Romeu Schneider, presidente da Câmara Setorial da Cadeia Produtiva do Tabaco e diretor da Associação dos Fumicultores do Brasil (Afubra), também entende que deveria haver maior controle na região da fronteira. Quase 30% do território nacional está nesta faixa, que atravessa 11 Estados e tem pouco mais de 7 mil quilômetros na chamada linha seca.
— Temos consciência de que é um trabalho bastante difícil. Afinal, o país tem em torno de 17 mil quilômetros de fronteiras. Mas a polícia precisa estar melhor aparelhada e com disponibilidade de recursos para fazer as operações necessárias — avalia o dirigente da Afubra.
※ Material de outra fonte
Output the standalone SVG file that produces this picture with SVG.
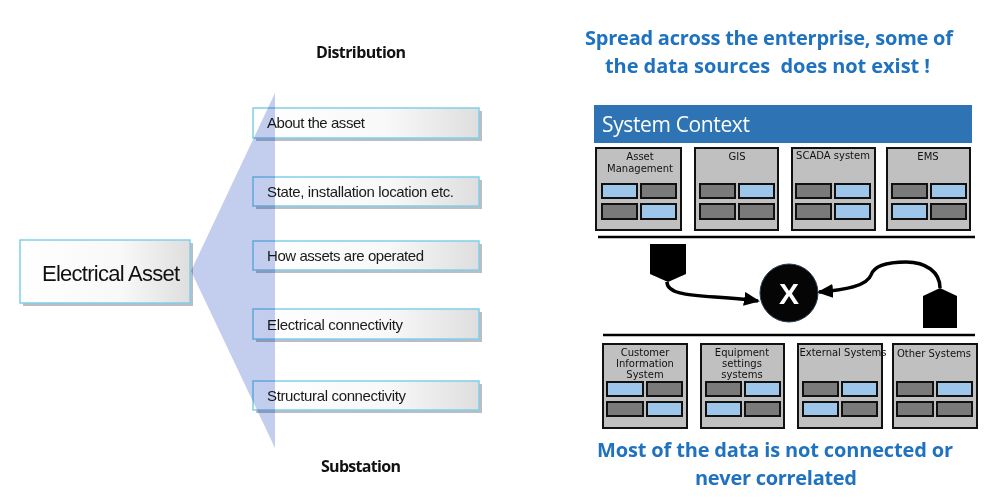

Nos últimos dois anos, o governo federal reduziu a verba do programa Estratégia Nacional de Segurança Pública nas Fronteiras (Enafron). Em 2016, foram repassados R$ 91,8 milhões, uma queda de 43,2% em relação a 2015 (R$ 161,6 milhões, corrigidos) e de 50% se comparado a 2014 (R$ 183,9 milhões). O Ministério da Justiça foi procurado pela reportagem para comentar a diminuição do orçamento, mas não retornou aos contatos.
Além disso, o país ainda não aderiu ao protocolo para combater o mercado ilegal de tabaco, negociado na Convenção-Quadro para Controle do Tabaco (CQCT), da Organização Mundial da Saúde (OMS).
O acordo foi adotado em novembro de 2012, mas só terá validade jurídica quando mais de 40 países assinarem. Até o momento, apenas 25 aderiram, de um total de 180.